In the records below, count every line containing "chart". Reply with the number only.

== Raw data ==

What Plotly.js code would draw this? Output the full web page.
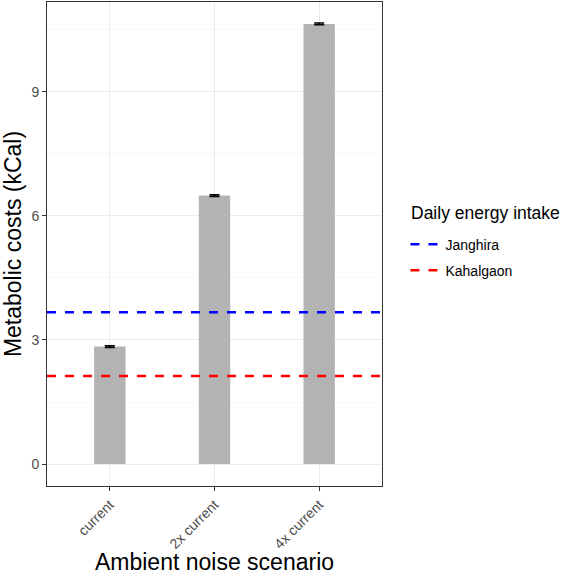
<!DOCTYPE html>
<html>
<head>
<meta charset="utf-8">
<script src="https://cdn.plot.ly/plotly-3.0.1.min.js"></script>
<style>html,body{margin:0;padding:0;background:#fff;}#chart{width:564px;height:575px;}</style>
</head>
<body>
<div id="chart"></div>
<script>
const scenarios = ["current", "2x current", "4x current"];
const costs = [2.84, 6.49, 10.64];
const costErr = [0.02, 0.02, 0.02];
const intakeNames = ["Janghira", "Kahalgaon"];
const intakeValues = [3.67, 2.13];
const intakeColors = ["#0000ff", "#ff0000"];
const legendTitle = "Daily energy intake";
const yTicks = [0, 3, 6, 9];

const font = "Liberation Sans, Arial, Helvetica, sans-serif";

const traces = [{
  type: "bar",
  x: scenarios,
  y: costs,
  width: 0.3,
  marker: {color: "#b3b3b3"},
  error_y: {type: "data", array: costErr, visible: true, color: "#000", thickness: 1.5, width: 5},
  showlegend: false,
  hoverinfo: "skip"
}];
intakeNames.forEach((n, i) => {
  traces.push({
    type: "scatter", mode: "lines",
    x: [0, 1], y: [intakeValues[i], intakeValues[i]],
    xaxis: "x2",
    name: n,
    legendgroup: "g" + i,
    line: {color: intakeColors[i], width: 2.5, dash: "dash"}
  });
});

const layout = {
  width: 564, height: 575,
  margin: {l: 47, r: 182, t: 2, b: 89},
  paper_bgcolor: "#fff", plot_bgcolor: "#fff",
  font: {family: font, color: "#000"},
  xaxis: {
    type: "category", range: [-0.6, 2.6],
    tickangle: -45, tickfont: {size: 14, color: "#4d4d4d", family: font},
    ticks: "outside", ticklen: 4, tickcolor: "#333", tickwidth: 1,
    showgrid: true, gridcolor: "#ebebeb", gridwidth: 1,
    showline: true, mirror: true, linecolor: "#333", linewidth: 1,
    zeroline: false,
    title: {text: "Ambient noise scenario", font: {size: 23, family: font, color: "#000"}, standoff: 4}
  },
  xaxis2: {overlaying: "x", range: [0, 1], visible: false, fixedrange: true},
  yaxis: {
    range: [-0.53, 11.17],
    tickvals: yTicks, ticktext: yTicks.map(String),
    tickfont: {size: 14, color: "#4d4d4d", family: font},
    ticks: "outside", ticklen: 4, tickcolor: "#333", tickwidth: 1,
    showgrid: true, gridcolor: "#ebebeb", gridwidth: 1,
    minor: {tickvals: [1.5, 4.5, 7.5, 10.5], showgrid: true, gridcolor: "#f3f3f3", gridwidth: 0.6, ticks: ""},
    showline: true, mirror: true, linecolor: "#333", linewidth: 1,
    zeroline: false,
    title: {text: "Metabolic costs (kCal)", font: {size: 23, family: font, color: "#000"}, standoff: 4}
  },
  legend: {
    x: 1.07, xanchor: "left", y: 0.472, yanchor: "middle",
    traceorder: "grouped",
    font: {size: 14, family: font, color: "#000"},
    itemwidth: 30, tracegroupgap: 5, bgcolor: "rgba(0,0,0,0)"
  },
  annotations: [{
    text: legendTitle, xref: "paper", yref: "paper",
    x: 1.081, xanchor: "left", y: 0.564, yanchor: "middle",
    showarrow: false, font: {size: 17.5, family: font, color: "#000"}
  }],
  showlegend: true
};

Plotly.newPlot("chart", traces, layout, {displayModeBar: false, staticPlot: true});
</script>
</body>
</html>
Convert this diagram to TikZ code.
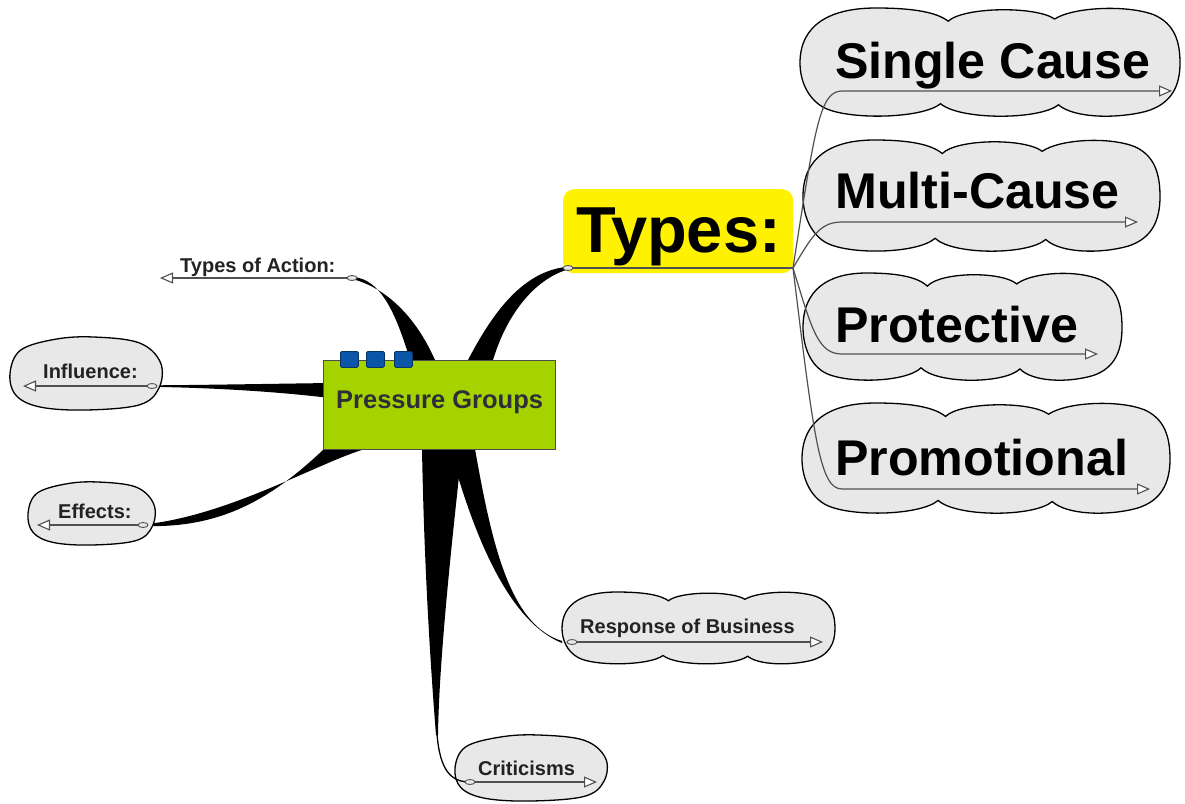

===
== Raw data ==

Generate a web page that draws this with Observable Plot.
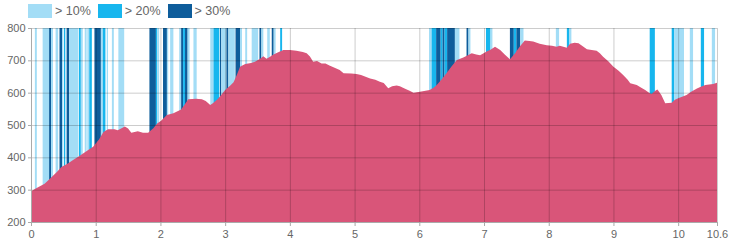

===
== Raw data ==

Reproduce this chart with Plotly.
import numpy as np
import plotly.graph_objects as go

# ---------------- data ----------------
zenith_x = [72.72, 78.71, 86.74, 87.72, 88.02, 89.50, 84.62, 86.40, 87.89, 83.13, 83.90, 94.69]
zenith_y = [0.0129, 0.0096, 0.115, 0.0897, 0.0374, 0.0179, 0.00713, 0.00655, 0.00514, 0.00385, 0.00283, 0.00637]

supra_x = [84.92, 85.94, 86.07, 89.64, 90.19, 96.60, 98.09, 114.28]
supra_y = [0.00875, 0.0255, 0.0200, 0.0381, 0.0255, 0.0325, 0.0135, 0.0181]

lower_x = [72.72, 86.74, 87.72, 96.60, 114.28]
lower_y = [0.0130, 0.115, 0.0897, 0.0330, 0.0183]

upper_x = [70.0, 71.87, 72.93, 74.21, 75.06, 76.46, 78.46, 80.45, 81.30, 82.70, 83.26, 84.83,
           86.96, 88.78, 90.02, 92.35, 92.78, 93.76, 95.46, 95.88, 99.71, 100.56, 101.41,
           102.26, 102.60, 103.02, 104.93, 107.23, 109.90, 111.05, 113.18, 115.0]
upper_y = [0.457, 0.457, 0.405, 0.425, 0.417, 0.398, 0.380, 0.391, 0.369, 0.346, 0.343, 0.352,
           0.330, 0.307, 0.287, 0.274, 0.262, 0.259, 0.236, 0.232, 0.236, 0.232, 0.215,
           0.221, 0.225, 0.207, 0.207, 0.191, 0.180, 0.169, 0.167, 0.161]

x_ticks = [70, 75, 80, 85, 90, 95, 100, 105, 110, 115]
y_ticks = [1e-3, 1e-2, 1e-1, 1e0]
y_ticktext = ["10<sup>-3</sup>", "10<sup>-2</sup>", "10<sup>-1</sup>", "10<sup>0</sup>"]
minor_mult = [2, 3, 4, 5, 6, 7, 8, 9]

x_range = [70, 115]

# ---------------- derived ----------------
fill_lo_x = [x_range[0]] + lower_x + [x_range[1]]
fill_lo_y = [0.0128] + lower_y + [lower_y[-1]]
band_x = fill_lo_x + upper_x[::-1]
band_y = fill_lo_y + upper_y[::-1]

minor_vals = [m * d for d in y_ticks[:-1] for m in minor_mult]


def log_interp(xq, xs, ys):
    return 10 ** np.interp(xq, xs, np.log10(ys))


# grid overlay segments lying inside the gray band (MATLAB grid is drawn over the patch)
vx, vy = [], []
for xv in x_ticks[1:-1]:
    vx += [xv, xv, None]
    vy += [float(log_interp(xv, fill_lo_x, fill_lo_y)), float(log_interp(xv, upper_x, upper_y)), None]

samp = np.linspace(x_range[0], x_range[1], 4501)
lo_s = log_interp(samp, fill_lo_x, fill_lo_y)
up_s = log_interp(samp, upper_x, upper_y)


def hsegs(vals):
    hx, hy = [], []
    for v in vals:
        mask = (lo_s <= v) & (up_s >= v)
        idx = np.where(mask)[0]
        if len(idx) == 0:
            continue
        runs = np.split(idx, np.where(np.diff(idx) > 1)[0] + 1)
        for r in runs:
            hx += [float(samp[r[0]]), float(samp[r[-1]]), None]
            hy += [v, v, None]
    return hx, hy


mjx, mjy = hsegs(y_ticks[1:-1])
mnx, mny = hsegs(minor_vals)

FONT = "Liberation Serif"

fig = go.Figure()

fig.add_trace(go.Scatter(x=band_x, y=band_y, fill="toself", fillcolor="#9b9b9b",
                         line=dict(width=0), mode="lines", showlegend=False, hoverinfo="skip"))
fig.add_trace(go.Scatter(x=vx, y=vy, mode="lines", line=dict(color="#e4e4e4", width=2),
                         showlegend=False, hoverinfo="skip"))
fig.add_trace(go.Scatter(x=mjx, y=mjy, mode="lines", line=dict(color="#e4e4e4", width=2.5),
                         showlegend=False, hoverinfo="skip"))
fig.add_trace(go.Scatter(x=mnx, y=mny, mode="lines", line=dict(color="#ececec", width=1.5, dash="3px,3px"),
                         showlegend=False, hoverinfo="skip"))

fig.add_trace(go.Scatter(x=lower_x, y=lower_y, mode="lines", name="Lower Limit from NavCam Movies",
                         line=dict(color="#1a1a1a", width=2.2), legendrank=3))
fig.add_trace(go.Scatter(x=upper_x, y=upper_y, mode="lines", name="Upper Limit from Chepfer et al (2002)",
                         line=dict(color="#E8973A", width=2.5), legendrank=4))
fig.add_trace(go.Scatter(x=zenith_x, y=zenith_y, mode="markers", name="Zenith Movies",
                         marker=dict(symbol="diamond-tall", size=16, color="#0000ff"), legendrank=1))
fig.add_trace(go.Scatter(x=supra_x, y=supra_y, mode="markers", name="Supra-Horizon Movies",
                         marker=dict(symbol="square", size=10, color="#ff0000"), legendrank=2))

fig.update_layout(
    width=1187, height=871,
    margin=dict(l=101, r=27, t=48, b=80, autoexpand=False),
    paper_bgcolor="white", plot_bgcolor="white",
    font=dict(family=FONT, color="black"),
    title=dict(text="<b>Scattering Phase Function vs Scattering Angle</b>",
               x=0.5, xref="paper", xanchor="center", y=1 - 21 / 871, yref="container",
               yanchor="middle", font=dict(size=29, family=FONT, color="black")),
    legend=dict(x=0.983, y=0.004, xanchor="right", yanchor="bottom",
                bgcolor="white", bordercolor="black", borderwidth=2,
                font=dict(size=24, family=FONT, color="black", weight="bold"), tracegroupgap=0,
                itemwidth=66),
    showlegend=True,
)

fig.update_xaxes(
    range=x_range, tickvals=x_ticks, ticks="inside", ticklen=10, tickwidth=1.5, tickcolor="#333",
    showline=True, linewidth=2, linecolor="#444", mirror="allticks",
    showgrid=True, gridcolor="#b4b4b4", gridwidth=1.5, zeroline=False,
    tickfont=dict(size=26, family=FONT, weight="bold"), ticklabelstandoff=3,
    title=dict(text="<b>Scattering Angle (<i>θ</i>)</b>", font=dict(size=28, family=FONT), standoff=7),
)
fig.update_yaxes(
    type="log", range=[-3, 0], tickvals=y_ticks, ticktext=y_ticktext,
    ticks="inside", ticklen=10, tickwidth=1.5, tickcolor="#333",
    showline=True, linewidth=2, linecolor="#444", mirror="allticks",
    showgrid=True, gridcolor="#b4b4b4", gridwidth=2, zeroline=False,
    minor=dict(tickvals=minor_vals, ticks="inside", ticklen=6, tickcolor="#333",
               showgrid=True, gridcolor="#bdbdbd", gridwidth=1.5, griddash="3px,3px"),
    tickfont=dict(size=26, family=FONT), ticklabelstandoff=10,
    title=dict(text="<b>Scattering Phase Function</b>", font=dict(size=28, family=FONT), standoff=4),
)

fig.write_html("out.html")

===

Answer to this problem.
4